STATED GOAL: Restate, exactly and without pictures, the lines from the start of the listing below through the line holding "[gridmajor, line width=1pt] (0,\y) -- (706,\y);".
# # # # # # #
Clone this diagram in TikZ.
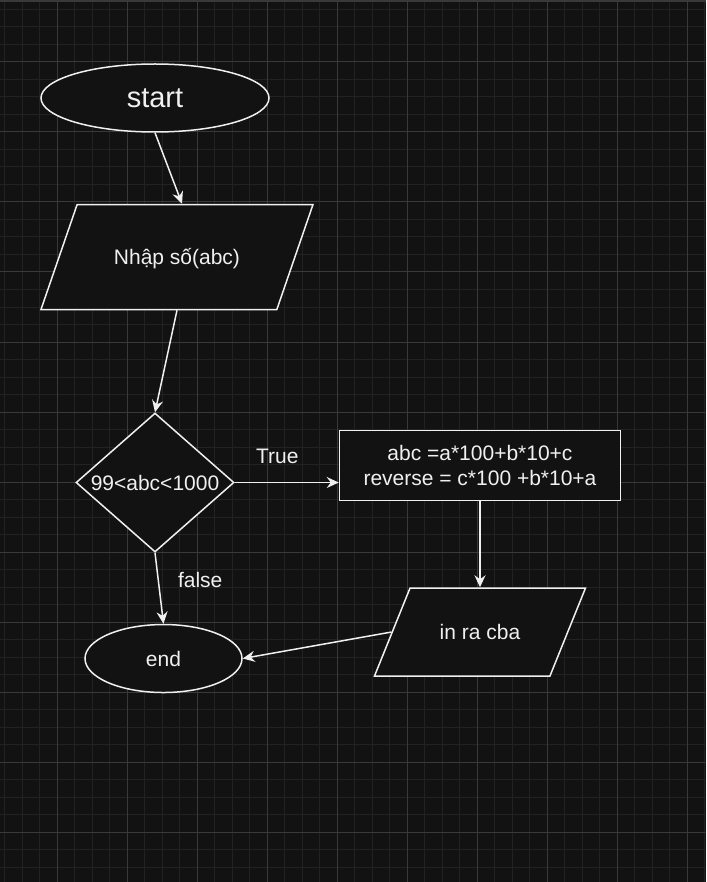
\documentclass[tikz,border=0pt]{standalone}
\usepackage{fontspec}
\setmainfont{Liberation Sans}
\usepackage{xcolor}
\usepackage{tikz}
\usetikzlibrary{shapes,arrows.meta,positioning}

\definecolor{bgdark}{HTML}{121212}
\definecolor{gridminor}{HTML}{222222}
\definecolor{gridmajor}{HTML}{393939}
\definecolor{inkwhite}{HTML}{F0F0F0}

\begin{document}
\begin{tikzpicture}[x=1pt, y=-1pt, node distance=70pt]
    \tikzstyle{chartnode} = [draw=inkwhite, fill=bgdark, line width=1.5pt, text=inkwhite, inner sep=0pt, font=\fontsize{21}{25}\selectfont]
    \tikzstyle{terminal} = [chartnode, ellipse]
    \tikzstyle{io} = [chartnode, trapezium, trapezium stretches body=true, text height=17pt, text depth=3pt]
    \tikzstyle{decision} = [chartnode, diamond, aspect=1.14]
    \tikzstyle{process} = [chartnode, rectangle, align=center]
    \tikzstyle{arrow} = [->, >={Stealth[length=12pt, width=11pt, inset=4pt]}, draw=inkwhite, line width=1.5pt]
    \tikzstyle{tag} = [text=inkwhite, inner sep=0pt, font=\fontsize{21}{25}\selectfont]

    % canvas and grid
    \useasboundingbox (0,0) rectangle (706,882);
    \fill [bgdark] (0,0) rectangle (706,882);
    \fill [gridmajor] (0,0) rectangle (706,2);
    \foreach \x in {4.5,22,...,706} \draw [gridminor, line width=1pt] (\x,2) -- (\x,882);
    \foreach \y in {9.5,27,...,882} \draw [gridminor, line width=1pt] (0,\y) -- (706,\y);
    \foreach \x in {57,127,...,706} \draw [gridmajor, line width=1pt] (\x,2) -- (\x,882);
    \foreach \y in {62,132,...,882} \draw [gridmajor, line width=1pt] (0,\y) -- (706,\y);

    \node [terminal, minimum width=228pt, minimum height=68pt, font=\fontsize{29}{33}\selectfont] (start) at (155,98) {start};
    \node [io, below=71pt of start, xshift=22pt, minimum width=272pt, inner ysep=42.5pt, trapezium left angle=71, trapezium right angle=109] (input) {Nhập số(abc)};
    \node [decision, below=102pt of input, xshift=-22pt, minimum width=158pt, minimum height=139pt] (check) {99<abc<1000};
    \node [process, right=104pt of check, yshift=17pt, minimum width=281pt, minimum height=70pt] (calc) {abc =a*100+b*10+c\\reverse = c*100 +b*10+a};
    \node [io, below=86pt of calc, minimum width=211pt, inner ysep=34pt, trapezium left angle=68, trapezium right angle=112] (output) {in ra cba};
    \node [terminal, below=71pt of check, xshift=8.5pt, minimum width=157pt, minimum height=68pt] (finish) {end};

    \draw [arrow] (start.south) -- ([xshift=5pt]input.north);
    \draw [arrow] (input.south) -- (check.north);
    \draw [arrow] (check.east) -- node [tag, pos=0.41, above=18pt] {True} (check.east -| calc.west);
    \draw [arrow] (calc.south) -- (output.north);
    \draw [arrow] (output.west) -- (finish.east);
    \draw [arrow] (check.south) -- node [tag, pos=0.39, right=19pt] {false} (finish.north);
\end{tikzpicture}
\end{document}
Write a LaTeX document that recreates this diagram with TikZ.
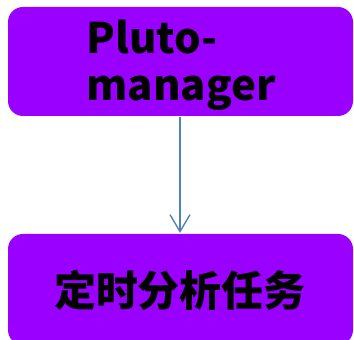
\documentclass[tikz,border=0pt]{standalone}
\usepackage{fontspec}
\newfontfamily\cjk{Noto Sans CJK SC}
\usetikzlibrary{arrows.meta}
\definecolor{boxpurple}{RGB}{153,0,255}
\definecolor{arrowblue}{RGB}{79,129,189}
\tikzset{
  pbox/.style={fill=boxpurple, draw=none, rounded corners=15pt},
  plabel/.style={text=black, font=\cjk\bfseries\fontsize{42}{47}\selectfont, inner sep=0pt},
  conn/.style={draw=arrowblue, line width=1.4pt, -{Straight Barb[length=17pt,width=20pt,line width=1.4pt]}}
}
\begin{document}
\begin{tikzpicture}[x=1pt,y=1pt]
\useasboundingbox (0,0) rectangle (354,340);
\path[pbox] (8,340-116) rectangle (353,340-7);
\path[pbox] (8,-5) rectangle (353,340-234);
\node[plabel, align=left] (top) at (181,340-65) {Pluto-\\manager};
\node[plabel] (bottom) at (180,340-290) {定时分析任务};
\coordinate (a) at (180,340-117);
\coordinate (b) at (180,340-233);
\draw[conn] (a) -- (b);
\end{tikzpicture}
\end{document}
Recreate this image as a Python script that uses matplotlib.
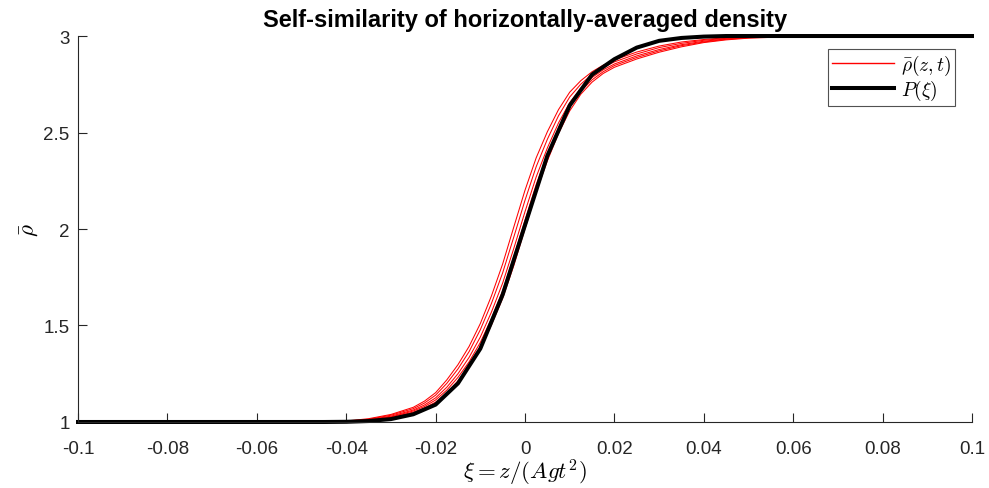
# # # # # # #
WRITTEN ANSWER:
Clone this diagram in TikZ.
\documentclass[tikz,border=0pt]{standalone}
\usepackage{fontspec}
\setmainfont{Liberation Sans}
\usepackage{xcolor}
\usepackage{tikz}
\usetikzlibrary{shapes,arrows.meta,positioning}

\definecolor{bgdark}{HTML}{121212}
\definecolor{gridminor}{HTML}{222222}
\definecolor{gridmajor}{HTML}{393939}
\definecolor{inkwhite}{HTML}{F0F0F0}

\begin{document}
\begin{tikzpicture}[x=1pt, y=-1pt, node distance=70pt]
    \tikzstyle{chartnode} = [draw=inkwhite, fill=bgdark, line width=1.5pt, text=inkwhite, inner sep=0pt, font=\fontsize{21}{25}\selectfont]
    \tikzstyle{terminal} = [chartnode, ellipse]
    \tikzstyle{io} = [chartnode, trapezium, trapezium stretches body=true, text height=17pt, text depth=3pt]
    \tikzstyle{decision} = [chartnode, diamond, aspect=1.14]
    \tikzstyle{process} = [chartnode, rectangle, align=center]
    \tikzstyle{arrow} = [->, >={Stealth[length=12pt, width=11pt, inset=4pt]}, draw=inkwhite, line width=1.5pt]
    \tikzstyle{tag} = [text=inkwhite, inner sep=0pt, font=\fontsize{21}{25}\selectfont]

    % canvas and grid
    \useasboundingbox (0,0) rectangle (706,882);
    \fill [bgdark] (0,0) rectangle (706,882);
    \fill [gridmajor] (0,0) rectangle (706,2);
    \foreach \x in {4.5,22,...,706} \draw [gridminor, line width=1pt] (\x,2) -- (\x,882);
    \foreach \y in {9.5,27,...,882} \draw [gridminor, line width=1pt] (0,\y) -- (706,\y);
    \foreach \x in {57,127,...,706} \draw [gridmajor, line width=1pt] (\x,2) -- (\x,882);
    \foreach \y in {62,132,...,882} \draw [gridmajor, line width=1pt] (0,\y) -- (706,\y);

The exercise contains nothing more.